The AHA recommendation has significant procedural and financial implications. It is estimated that 2.5 million children are receiving stimulant medication now. Obtaining an ECG on each one would entail significant costs. For some patients a further barrier was the suggestion that the ECG should be reviewed by a practitioner experienced in reading pediatric ECG.  This would limit the reading of these studies to pediatric cardiologists and a small subset of pediatricians.

Within a month the American Academy of Pediatrics (AAP) fired back. The AAP published its own policy statement on stimulants and ADHD on May 28, 2008. Highlights included. 

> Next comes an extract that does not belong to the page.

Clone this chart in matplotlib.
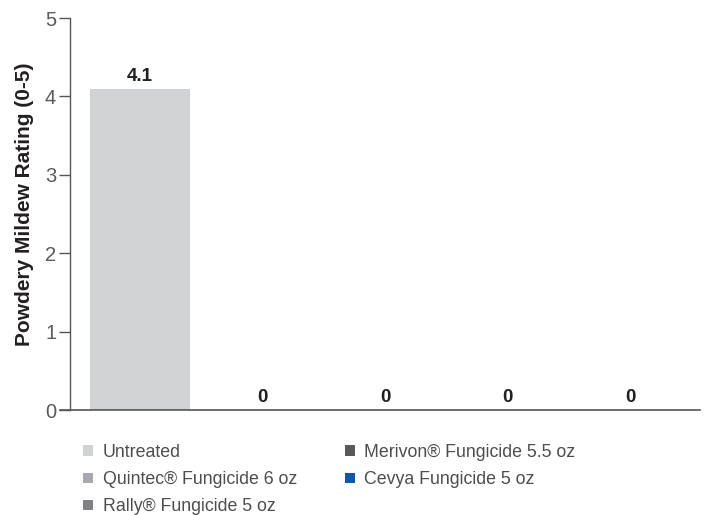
import matplotlib.pyplot as plt
from matplotlib.patches import Patch

plt.rcParams['font.family'] = ['Liberation Sans', 'DejaVu Sans']

treatments = ["Untreated", "Quintec\u00ae Fungicide 6 oz", "Rally\u00ae Fungicide 5 oz",
              "Merivon\u00ae Fungicide 5.5 oz", "Cevya Fungicide 5 oz"]
ratings = [4.1, 0, 0, 0, 0]
labels = ["4.1", "0", "0", "0", "0"]
colors = ["#d1d2d4", "#a7a9ac", "#808285", "#58595b", "#0b58a6"]

fig = plt.figure(figsize=(7.04, 5.15), dpi=100)
ax = fig.add_axes([60 / 704, 105 / 515, 640 / 704, 392 / 515])

x = range(len(treatments))
ax.bar(x, ratings, width=0.81, color=colors)
for i, v in enumerate(ratings):
    ax.text(i, v + 0.05, labels[i], ha="center", va="bottom",
            fontsize=13.5, fontweight="bold", color="#231f20")

ax.set_xlim(-0.653, 4.57)
ax.set_ylim(0, 5)
ax.spines['top'].set_visible(False)
ax.spines['right'].set_visible(False)
ax.spines['left'].set_position(('data', -0.571))
ax.spines['left'].set_color("#555555")
ax.spines['bottom'].set_color("#555555")
ax.spines['left'].set_linewidth(1.0)
ax.spines['bottom'].set_linewidth(1.2)
ax.set_xticks([])
ax.set_yticks([0, 1, 2, 3, 4, 5])
ax.tick_params(axis='y', length=8, width=1, color="#555555", labelsize=14.5,
               labelcolor="#5a5a5a", pad=2)
ax.get_yticklines()[2].set_color("#3a72b0")
ax.set_ylabel("Powdery Mildew Rating (0-5)", fontsize=15, fontweight="bold",
              color="#231f20", labelpad=8)
ax.yaxis.label.set_y(0.525)

handles = [Patch(facecolor=c, edgecolor="none") for c in colors]
fig.legend(handles, treatments, loc="upper left", bbox_to_anchor=(76 / 704, 1 - 437 / 515),
           ncol=2, frameon=False, fontsize=12.8, handlelength=0.55, handleheight=0.55,
           handletextpad=0.55, columnspacing=2.7, labelspacing=0.57, labelcolor="#4d4d4d",
           borderaxespad=0)

fig.savefig("out.png", dpi=100)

  • Sudden Cardiac Death (SCD) in persons taking medications for ADHD is a rare event occurring at rates no higher than in the general population of children and adolescents
  • Stimulant medication can cause mild elevations of blood pressure and heart rate but there is no evidence they increase the risk of SCD
  • There is no evidence that the routine use of ECG screening before beginning medication for ADHD treatment would prevent SCD.
  • Substantial evidence exists concerning the efficacy and safety of ADHD treatment with stimulant medications.
  • Requiring an ECG before stimulant treatment could create a barrier to timely therapy. Limiting children’s access to effective treatment for ADHD could have serious implications, because there are substantial risks of not treating ADHD.

The AAP recommended that the cardiac evaluation of children taking stimulant medication should not change from their previous policy in 2000. The recommendations were as follows:

1. The AAP continues to recommend a careful assessment of all children, including those starting stimulants, using a targeted cardiac history (e.g., patient history of previously detected cardiac disease, palpitations, syncope, or seizures; a family history of sudden death in children or young adults; hypertrophic cardiomyopathy; long QT syndrome) and a physical examination, including a careful cardiac examination.

2. Given current evidence, the AAP encourages primary care and subspecialty physicians to continue currently recommended treatment for ADHD, including stimulant medications, without obtaining routine ECGs or routine subspecialty cardiology evaluations for most children before starting therapy with these medications.

To resolve confusion between the two professional societies the AAP and AHA issued a joint statement on June 3, 2008. The relevant portion is listed below:

  • Obtaining a patient and family health history and doing a physical exam focused on cardiovascular disease risk factors are recommended by the AAP and AHA for assessing patients before treatment with drugs for ADHD.
  • It is reasonable for a physician to consider obtaining an ECG as part of the evaluation of children being considered for stimulant drug therapy, but this should be at the physician’s judgment, and it is not mandatory to obtain one.
  • Treatment of a patient with ADHD should not be withheld because an ECG is not done

Editorial Comment
The AAP statement of May 28, 2008 is reasonable guidelines that practitioners should embrace. Patients should be screened by history for potential cardiac risk factors and have a physical exam that focuses on cardiovascular system. Patients with known or suspected heart disease may need an ECG and further specialty evaluation.